Constannnnnt / Distributed-CoreNLP

This infrastructure, built on Stanford CoreNLP, MapReduce and Spark with Java, aims at processing documents annotations at large scale.
https://github.com/Constannnnnt/Distributed-CoreNLP
MIT License
0 stars 0 forks source link

finish regexner #24

Closed KaisongHuang closed 5 years ago

KaisongHuang commented 5 years ago

Put additional NER rules into regexner.txt whose path is hard-coded.

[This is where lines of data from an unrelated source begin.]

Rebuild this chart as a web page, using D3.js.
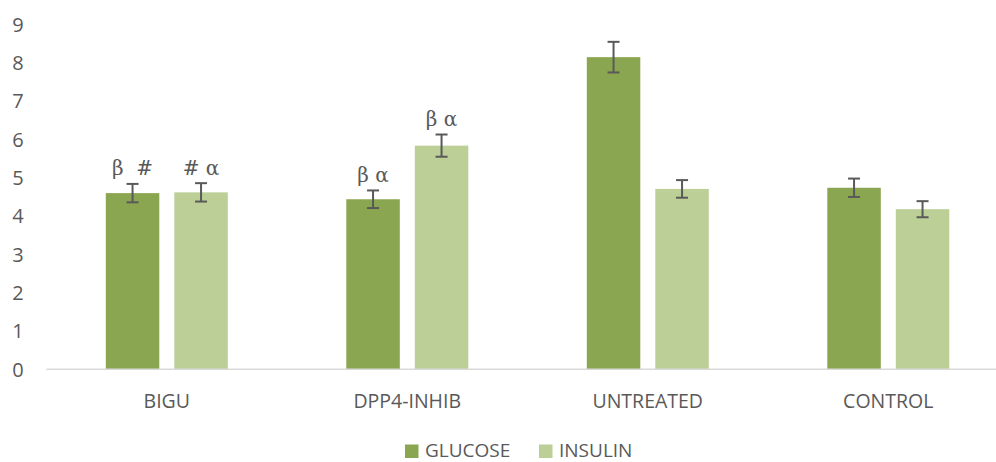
<!DOCTYPE html>
<html lang="en">
<head>
  <meta charset="UTF-8">
  <title>Glucose / Insulin</title>
  <script src="https://d3js.org/d3.v7.min.js"></script>
  <style>
    body { margin: 0; background: #fff; }
    svg { display: block; }
    text { font-family: "Open Sans", sans-serif; fill: #595959; }
    text.mark { font-family: "DejaVu Serif", "Liberation Serif", serif; }
  </style>
</head>
<body>
  <svg width="996" height="462"></svg>
  <script>
    const groups = ["BIGU", "DPP4-INHIB", "UNTREATED", "CONTROL"];
    const seriesNames = ["GLUCOSE", "INSULIN"];
    const glucose = [4.6, 4.44, 8.15, 4.74];
    const insulin = [4.62, 5.84, 4.71, 4.18];
    const glucoseErr = [0.24, 0.23, 0.40, 0.24];
    const insulinErr = [0.24, 0.29, 0.23, 0.21];
    const glucoseMarks = ["β  #", "β α", "", ""];
    const insulinMarks = ["# α", "β α", "", ""];
    const yTicks = [0, 1, 2, 3, 4, 5, 6, 7, 8, 9];

    const colors = { GLUCOSE: "#8ba650", INSULIN: "#bbcf97" };

    const svg = d3.select("svg");

    const x0 = d3.scaleBand().domain(groups).range([46.5, 1008.5]);
    const x1 = d3.scaleBand().domain(seriesNames)
      .range([59.3, 181.3]).paddingInner(0.219);
    const y = d3.scaleLinear().domain([0, 9]).range([369.3, 24.6]);

    const rows = [];
    groups.forEach((g, i) => {
      rows.push({ g, s: "GLUCOSE", v: glucose[i], e: glucoseErr[i], m: glucoseMarks[i] });
      rows.push({ g, s: "INSULIN", v: insulin[i], e: insulinErr[i], m: insulinMarks[i] });
    });

    // y tick labels (no axis line)
    svg.append("g").selectAll("text")
      .data(yTicks)
      .join("text")
      .attr("x", 18)
      .attr("y", d => y(d))
      .attr("dy", "0.36em")
      .attr("text-anchor", "middle")
      .style("font-size", "20px")
      .text(d => d);

    // bars
    svg.append("g").selectAll("rect")
      .data(rows)
      .join("rect")
      .attr("x", d => x0(d.g) + x1(d.s))
      .attr("y", d => y(d.v))
      .attr("width", x1.bandwidth())
      .attr("height", d => y(0) - y(d.v))
      .attr("fill", d => colors[d.s]);

    // baseline
    svg.append("line")
      .attr("x1", 46.5).attr("x2", 996)
      .attr("y1", y(0)).attr("y2", y(0))
      .attr("stroke", "#d9d9d9").attr("stroke-width", 1.5);

    // error bars
    const eb = svg.append("g").attr("stroke", "#595959").attr("stroke-width", 2);
    rows.forEach(d => {
      const cx = x0(d.g) + x1(d.s) + x1.bandwidth() / 2;
      const top = y(d.v + d.e), bot = y(d.v - d.e);
      eb.append("line").attr("x1", cx).attr("x2", cx).attr("y1", top).attr("y2", bot);
      eb.append("line").attr("x1", cx - 6).attr("x2", cx + 6).attr("y1", top).attr("y2", top);
      eb.append("line").attr("x1", cx - 6).attr("x2", cx + 6).attr("y1", bot).attr("y2", bot);
    });

    // significance marks
    svg.append("g").selectAll("text")
      .data(rows.filter(d => d.m))
      .join("text")
      .attr("class", "mark")
      .attr("x", d => x0(d.g) + x1(d.s) + x1.bandwidth() / 2)
      .attr("y", d => y(d.v + d.e) - 8.5)
      .attr("text-anchor", "middle")
      .style("font-size", "20px")
      .style("white-space", "pre")
      .text(d => d.m);

    // category labels
    svg.append("g").selectAll("text")
      .data(groups)
      .join("text")
      .attr("x", d => x0(d) + x0.bandwidth() / 2)
      .attr("y", 408.3)
      .attr("text-anchor", "middle")
      .style("font-size", "19.5px")
      .text(d => d);

    // legend
    const legend = svg.append("g");
    const legendX = [405, 539];
    seriesNames.forEach((s, i) => {
      legend.append("rect")
        .attr("x", legendX[i]).attr("y", 444.5)
        .attr("width", 13.5).attr("height", 13.5)
        .attr("fill", colors[s]);
      legend.append("text")
        .attr("x", legendX[i] + 20).attr("y", 457)
        .style("font-size", "19px")
        .text(s);
    });
  </script>
</body>
</html>
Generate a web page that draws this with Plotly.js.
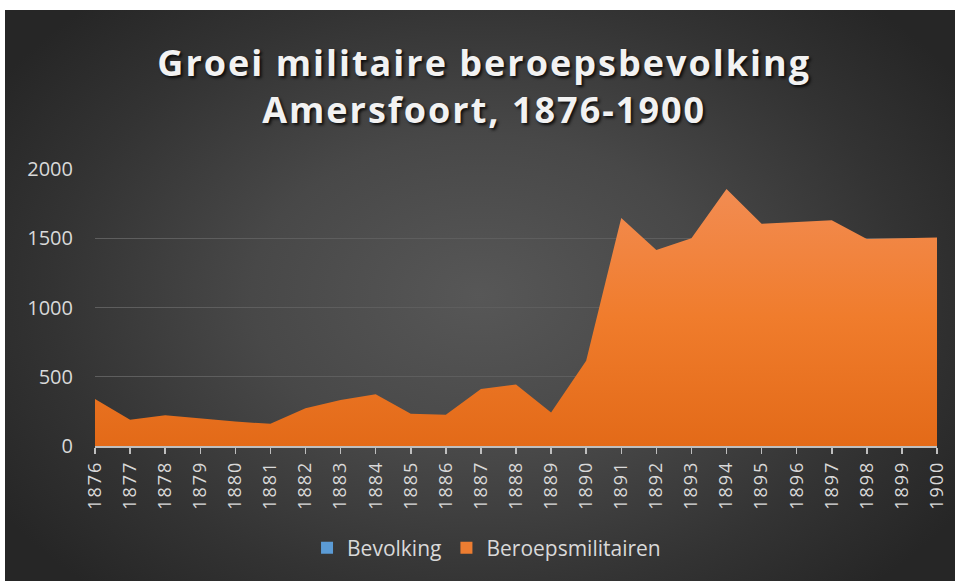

The simplest rule file has two tab-separated fields on a line.

Bachelor of Arts    DEGREE
Bachelor of Laws    DEGREE

Let's say we have an input file with the following sentence.

She graduated from the University of Melbourne with a Bachelor of Arts and a Bachelor of Laws in 1986.

Use annotator "ner" we get the following output.

(She,O) (graduated,O) (from,O) (the,O) (University,ORGANIZATION) (of,ORGANIZATION) (Melbourne,ORGANIZATION) (with,O) (a,O) (Bachelor,TITLE) (of,O) (Arts,O) (and,O) (a,O) (Bachelor,TITLE) (of,O) (Laws,O) (in,O) (1986,DATE) (.,O)

Use annotator "regexner" we get the following output.

(She,O) (graduated,O) (from,O) (the,O) (University,ORGANIZATION) (of,ORGANIZATION) (Melbourne,ORGANIZATION) (with,O) (a,O) (Bachelor,DEGREE) (of,DEGREE) (Arts,DEGREE) (and,O) (a,O) (Bachelor,DEGREE) (of,DEGREE) (Laws,DEGREE) (in,O) (1986,DATE) (.,O)